GIVEN INSTRUCTION →
Transcribe the material exactly. Images do not belong in the copy.
___ SUPPLIED DATA
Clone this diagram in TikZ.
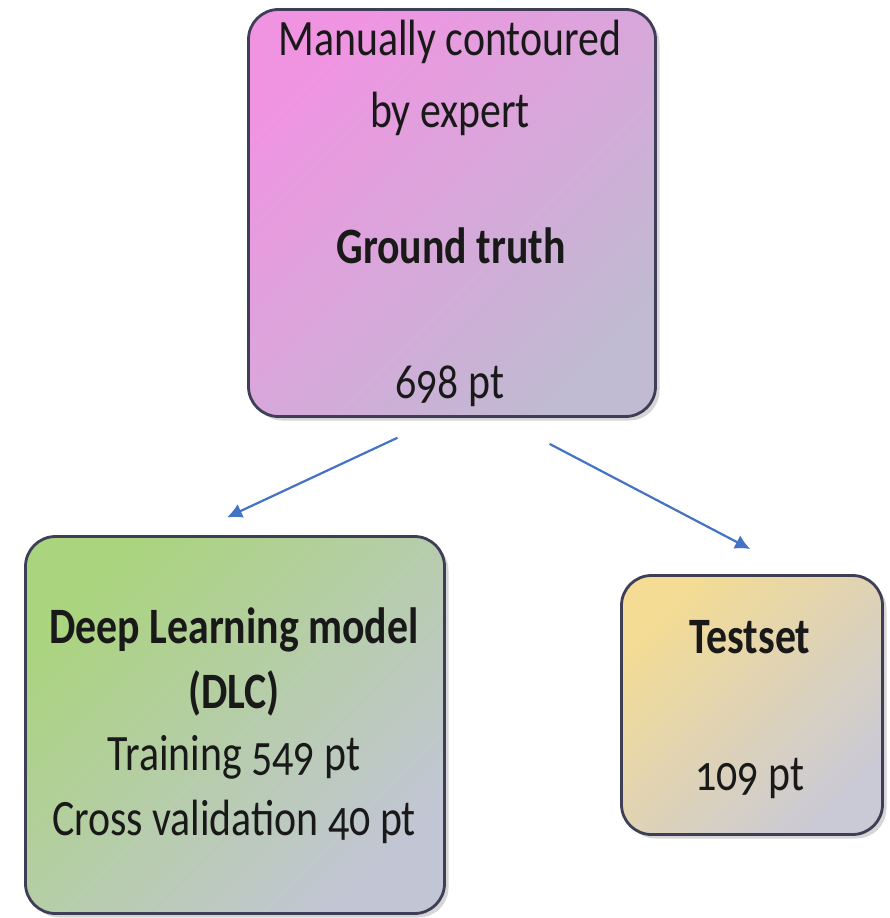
\documentclass[tikz,border=0pt]{standalone}
\usepackage{fontspec}
\setmainfont{Carlito}[FakeStretch=0.82,Numbers=OldStyle]
\usetikzlibrary{arrows.meta,shadows}
\definecolor{boxline}{RGB}{62,62,86}
\definecolor{arrowblue}{RGB}{68,114,196}
\definecolor{pinktop}{RGB}{240,148,226}
\definecolor{pinkend}{RGB}{192,186,210}
\definecolor{greentop}{RGB}{170,212,126}
\definecolor{greenend}{RGB}{194,198,212}
\definecolor{sandtop}{RGB}{244,220,148}
\definecolor{sandend}{RGB}{202,202,214}

\begin{document}
\begin{tikzpicture}[x=1pt,y=1pt]
\tikzstyle{every node}+=[inner sep=0pt]
\tikzstyle{card}=[draw=boxline, line width=2.8pt, rounded corners=30pt, drop shadow={shadow xshift=4pt, shadow yshift=-4pt, fill=black!16, opacity=1}]
\tikzstyle{label}=[anchor=base, text=black!90, font=\fontsize{51}{60}\selectfont]
\tikzstyle{title}=[label, font=\fontsize{51}{60}\selectfont\bfseries]
\tikzstyle{flow}=[draw=arrowblue, line width=2.2pt, -{Latex[length=15pt,width=15pt]}]
\useasboundingbox (0,0) rectangle (890,-918);
\node (gt) [card, top color=pinktop, middle color=pinktop!82!pinkend, bottom color=pinkend, shading angle=45, minimum width=407, minimum height=407] at (452,-213) {};
\node (dlc) [card, top color=greentop, middle color=greentop!80!greenend, bottom color=greenend, shading angle=45, minimum width=419, minimum height=377] at (235,-725) {};
\node (test) [card, top color=sandtop, middle color=sandtop!80!sandend, bottom color=sandend, shading angle=45, minimum width=261, minimum height=259] at (752,-705) {};
\node (gta) [label] at (450,-55) {Manually contoured};
\node (gtb) [label] at (450,-127) {by expert};
\node (gtc) [title] at (451,-263) {Ground truth};
\node (gtd) [label] at (450,-398) {698 pt};
\node (dlca) [title] at (234,-643) {Deep Learning model};
\node (dlcb) [title] at (234,-708) {(DLC)};
\node (dlcc) [label] at (234,-770) {Training 549 pt};
\node (dlcd) [label] at (234,-835) {Cross validation 40 pt};
\node (testa) [title] at (750,-653) {Testset};
\node (testb) [label] at (750,-790) {109 pt};
\draw [flow, shorten <=47pt, shorten >=42pt] ([xshift=-12pt]gt.south) -- ([xshift=-46pt]dlc.north);
\draw [flow, shorten <=56pt, shorten >=54pt] ([xshift=48pt]gt.south) -- ([xshift=46pt]test.north);
\end{tikzpicture}
\end{document}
______
RESULT →
Clone this diagram in TikZ.
\documentclass[tikz,border=0pt]{standalone}
\usepackage{fontspec}
\setmainfont{Carlito}[FakeStretch=0.82,Numbers=OldStyle]
\usetikzlibrary{arrows.meta,shadows}
\definecolor{boxline}{RGB}{62,62,86}
\definecolor{arrowblue}{RGB}{68,114,196}
\definecolor{pinktop}{RGB}{240,148,226}
\definecolor{pinkend}{RGB}{192,186,210}
\definecolor{greentop}{RGB}{170,212,126}
\definecolor{greenend}{RGB}{194,198,212}
\definecolor{sandtop}{RGB}{244,220,148}
\definecolor{sandend}{RGB}{202,202,214}

\begin{document}
\begin{tikzpicture}[x=1pt,y=1pt]
\tikzstyle{every node}+=[inner sep=0pt]
\tikzstyle{card}=[draw=boxline, line width=2.8pt, rounded corners=30pt, drop shadow={shadow xshift=4pt, shadow yshift=-4pt, fill=black!16, opacity=1}]
\tikzstyle{label}=[anchor=base, text=black!90, font=\fontsize{51}{60}\selectfont]
\tikzstyle{title}=[label, font=\fontsize{51}{60}\selectfont\bfseries]
\tikzstyle{flow}=[draw=arrowblue, line width=2.2pt, -{Latex[length=15pt,width=15pt]}]
\useasboundingbox (0,0) rectangle (890,-918);
\node (gt) [card, top color=pinktop, middle color=pinktop!82!pinkend, bottom color=pinkend, shading angle=45, minimum width=407, minimum height=407] at (452,-213) {};
\node (dlc) [card, top color=greentop, middle color=greentop!80!greenend, bottom color=greenend, shading angle=45, minimum width=419, minimum height=377] at (235,-725) {};
\node (test) [card, top color=sandtop, middle color=sandtop!80!sandend, bottom color=sandend, shading angle=45, minimum width=261, minimum height=259] at (752,-705) {};
\node (gta) [label] at (450,-55) {Manually contoured};
\node (gtb) [label] at (450,-127) {by expert};
\node (gtc) [title] at (451,-263) {Ground truth};
\node (gtd) [label] at (450,-398) {698 pt};
\node (dlca) [title] at (234,-643) {Deep Learning model};
\node (dlcb) [title] at (234,-708) {(DLC)};
\node (dlcc) [label] at (234,-770) {Training 549 pt};
\node (dlcd) [label] at (234,-835) {Cross validation 40 pt};
\node (testa) [title] at (750,-653) {Testset};
\node (testb) [label] at (750,-790) {109 pt};
\draw [flow, shorten <=47pt, shorten >=42pt] ([xshift=-12pt]gt.south) -- ([xshift=-46pt]dlc.north);
\draw [flow, shorten <=56pt, shorten >=54pt] ([xshift=48pt]gt.south) -- ([xshift=46pt]test.north);
\end{tikzpicture}
\end{document}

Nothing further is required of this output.